As each day passed at Assisi, I felt myself better able to tune into this calmer frequency, ‘an atmosphere of serene mysticism and deep inner peace’, Derry Brabbs writes in Pilgrimage: The Great Pilgrimage Routes of Britain and Europe. This ‘holy resonance‘ is all the more striking in our age of rush, disturbance, distraction and propaganda from the media-advertising industrial complex.

Like that other great pilgrimage lodestar Santiago de Compostela, there is something about the solid stone walls of Assisi that is reassuring, even meaningful. After all, forged by geologic action over millions of years, those walls contain the ‘energy of the earth’, notes Russ Eanes in Pilgrim Paths to Assisi.

He ponders, as did I there, how that energy might be transferred to those of us surrounded by such ancient building blocks.
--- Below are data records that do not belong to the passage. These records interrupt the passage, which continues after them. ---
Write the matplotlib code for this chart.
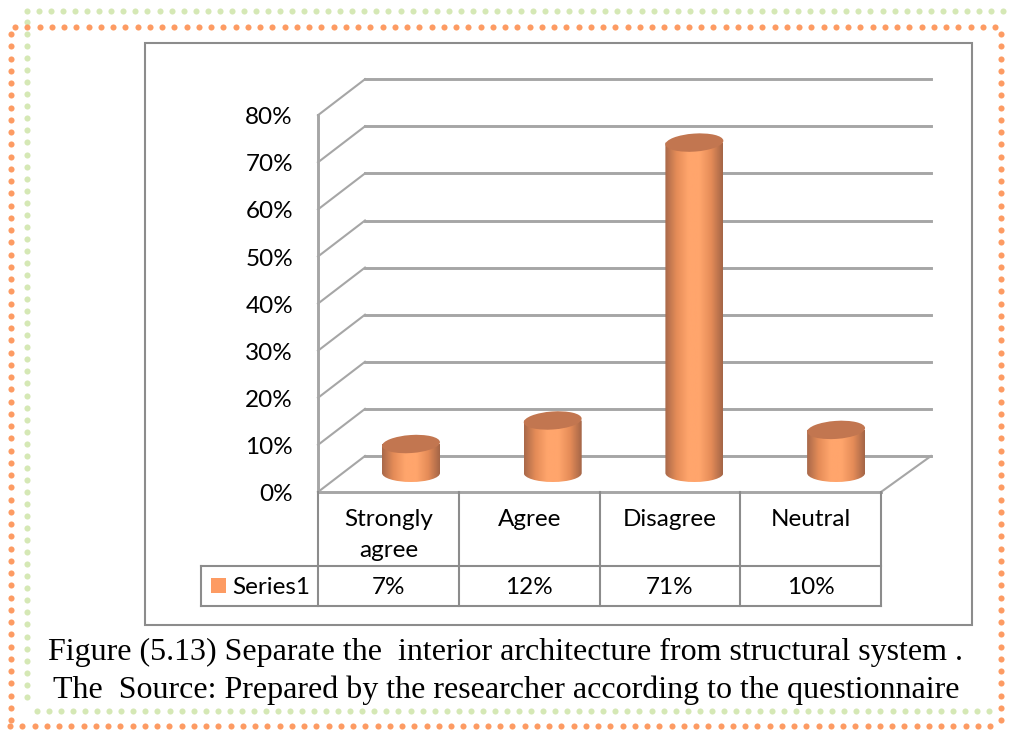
import numpy as np
import matplotlib
matplotlib.use('Agg')
import matplotlib.pyplot as plt
from matplotlib.colors import LinearSegmentedColormap
from matplotlib.patches import Ellipse, PathPatch, Rectangle
from matplotlib.path import Path

categories = ['Strongly\nagree', 'Agree', 'Disagree', 'Neutral']
values = [7, 12, 71, 10]
value_labels = ['7%', '12%', '71%', '10%']
y_ticks = [0, 10, 20, 30, 40, 50, 60, 70, 80]
series_name = 'Series1'
caption = ['Figure (5.13) Separate the  interior architecture from structural system .',
           'The  Source: Prepared by the researcher according to the questionnaire']

W, H = 1009, 731
ORANGE = '#fd9b63'
GREEN = '#d5e8b5'
GRID = '#a6a6a6'
EDGE = '#8c8c8c'
UI_FONT = ['Lato', 'DejaVu Sans']

# plot geometry in image pixels
x0, x1 = 318, 881
y0, px_per_pct = 492, 4.71
dx, dy = 47, -36
base_y = 477
foot_y = 473
bar_rx, bar_ry = 29, 9
bar_first, bar_step = 411, 141.7

fig = plt.figure(figsize=(W / 100, H / 100), dpi=100)
ax = fig.add_axes([0, 0, 1, 1])
ax.set_xlim(0, W)
ax.set_ylim(H, 0)
ax.axis('off')


def val_y(v):
    return y0 - v * px_per_pct


def dotted(xs, ys, color, marker, size):
    ax.plot(xs, ys, ls='none', marker=marker, ms=size, color=color, mew=0, zorder=1)


# double dotted border, green first then orange
gx = np.arange(27, 1007, 12.05)
gy = np.arange(22, 706, 12.05)
gbx = np.arange(37, 1000, 12.05)
dotted(gx, np.full_like(gx, 10.5), GREEN, 'o', 4.4)
dotted(np.full_like(gy, 26.5), gy, GREEN, 'o', 4.4)
dotted(gbx, np.full_like(gbx, 710.5), GREEN, 'o', 4.4)

ox = np.arange(15, 998, 12.25)
oy = np.arange(34, 722, 12.25)
obx = np.arange(10, 998, 12.25)
dotted(ox, np.full_like(ox, 26.5), ORANGE, 'o', 4.4)
dotted(np.full_like(oy, 10.5), oy, ORANGE, 'o', 4.4)
dotted(obx, np.full_like(obx, 726), ORANGE, 'o', 4.4)
dotted(np.full_like(oy, 1000.5), oy, ORANGE, 'o', 4.4)

# chart frame
ax.add_patch(Rectangle((145, 43), 827, 582, fc='white', ec=EDGE, lw=1.5, zorder=2))

# back wall, side wall and floor
for v in y_ticks:
    y = val_y(v)
    ax.plot([x0, x0 + dx], [y, y + dy], color=GRID, lw=1.5, zorder=3)
    if v > 0:
        ax.plot([x0 + dx, 931], [y + dy, y + dy], color=GRID, lw=2.1, zorder=3)
ax.plot([x0 + dx, 931], [y0 + dy, y0 + dy], color=GRID, lw=2.1, zorder=3)
ax.plot([x1, 931], [y0, y0 + dy], color=GRID, lw=1.5, zorder=3)
ax.plot([x0, x0], [val_y(80), y0], color=GRID, lw=2.1, zorder=3)
ax.plot([x0, x1], [y0, y0], color=GRID, lw=2.1, zorder=3)
for v in y_ticks:
    ax.text(293, val_y(v) + 2.5, f'{v}%', ha='right', va='center', fontsize=17.5, family=UI_FONT,
            color='black', zorder=5)

# cylinders
cmap = LinearSegmentedColormap.from_list('cyl', ['#a9694a', '#e58c58', '#ffa56c', '#ffa56c', '#e58c58', '#a46547'])
grad = np.linspace(0, 1, 128).reshape(1, -1)
cat_w = (x1 - x0) / len(categories)
for i, v in enumerate(values):
    cx = bar_first + bar_step * i
    top = base_y - v * px_per_pct
    left, right = cx - bar_rx, cx + bar_rx
    k = 0.5523
    verts = [(left, top), (left, foot_y), (left, foot_y + k * bar_ry), (cx - k * bar_rx, foot_y + bar_ry),
             (cx, foot_y + bar_ry), (cx + k * bar_rx, foot_y + bar_ry), (right, foot_y + k * bar_ry),
             (right, foot_y), (right, top), (left, top)]
    codes = [Path.MOVETO, Path.LINETO, Path.CURVE4, Path.CURVE4, Path.CURVE4, Path.CURVE4, Path.CURVE4,
             Path.CURVE4, Path.LINETO, Path.CLOSEPOLY]
    clip = PathPatch(Path(verts, codes), transform=ax.transData, fc='none', ec='none')
    ax.add_patch(clip)
    im = ax.imshow(grad, extent=[left, right, foot_y + bar_ry, top], cmap=cmap, aspect='auto', zorder=4)
    im.set_clip_path(clip)
    ax.add_patch(Ellipse((cx, top), 2 * bar_rx, 2 * bar_ry, angle=-4, fc='#c27650', ec='none', zorder=4.5))
ax.set_xlim(0, W)
ax.set_ylim(H, 0)

# data table
row1, row2 = 566, 606
ax.plot([201, x1], [row1, row1], color=EDGE, lw=1.5, zorder=3)
ax.plot([201, x1], [row2, row2], color=EDGE, lw=1.5, zorder=3)
ax.plot([201, 201], [row1, row2], color=EDGE, lw=1.5, zorder=3)
for i in range(len(categories) + 1):
    ax.plot([x0 + cat_w * i] * 2, [y0, row2], color=EDGE, lw=1.5, zorder=3)
for i, (c, t) in enumerate(zip(categories, value_labels)):
    cx = x0 + cat_w * (i + 0.5)
    ax.text(cx, 509, c, ha='center', va='top', fontsize=17.5, family=UI_FONT, color='black',
            linespacing=1.6, zorder=5)
    ax.text(cx, 587.5, t, ha='center', va='center', fontsize=17.5, family=UI_FONT, color='black', zorder=5)
ax.add_patch(Rectangle((211, 578), 15, 15, fc=ORANGE, ec='none', zorder=5))
ax.text(232, 587.5, series_name, ha='left', va='center', fontsize=17.5, family=UI_FONT, color='black', zorder=5)

# caption
ax.text(505, 652, caption[0], ha='center', va='center', fontsize=23, family='Liberation Serif', color='black', zorder=5)
ax.text(506, 690, caption[1], ha='center', va='center', fontsize=23, family='Liberation Serif', color='black', zorder=5)

fig.savefig('out.png', dpi=100)
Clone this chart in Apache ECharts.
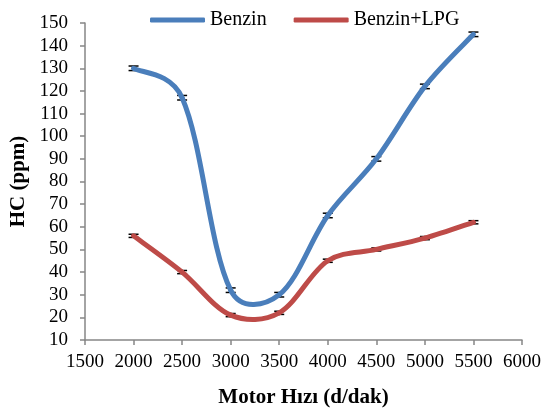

For there is unquestionably a different (and preferable) sort of energy given off to that from the plate-glass offices and Tower of Babel-like apartment blocks that dominate our modern cities.  

Deep in the basilica is a striking painting depicting a six-winged Seraphim angel bestowing the stigmata with what looks like lasers hitting Francis, who is doing an impression of the actor William Dafoe succumbing to the Vietcong at the end of Platoon (the holes in his body even contained the nails too, the friar told us). Various scholars argue that while his hands and feet bore marks, they were the result of illness and his body shutting down after decades of fasting, penance and mortifying the flesh.

Stigmata-ed or not, though, Saint Francis, like all saints, undoubtedly broke through to a dimension of reality and consciousness that most of us will never know or will only ever encounter through the tiniest of glimpses after briefly lifting the corner of the universe to look underneath. We barely glimpse a thing in this life compared to those abstemious mystics.  

Assisi, Santiago de Compostela and other sacred sites are transcendent repositories of humanity’s mystical astronauts who, like Saint Francis, ventured beyond the deadened parameters of cold rationality, raw data and empirical evidence that the modern world suffocates people with. They saw.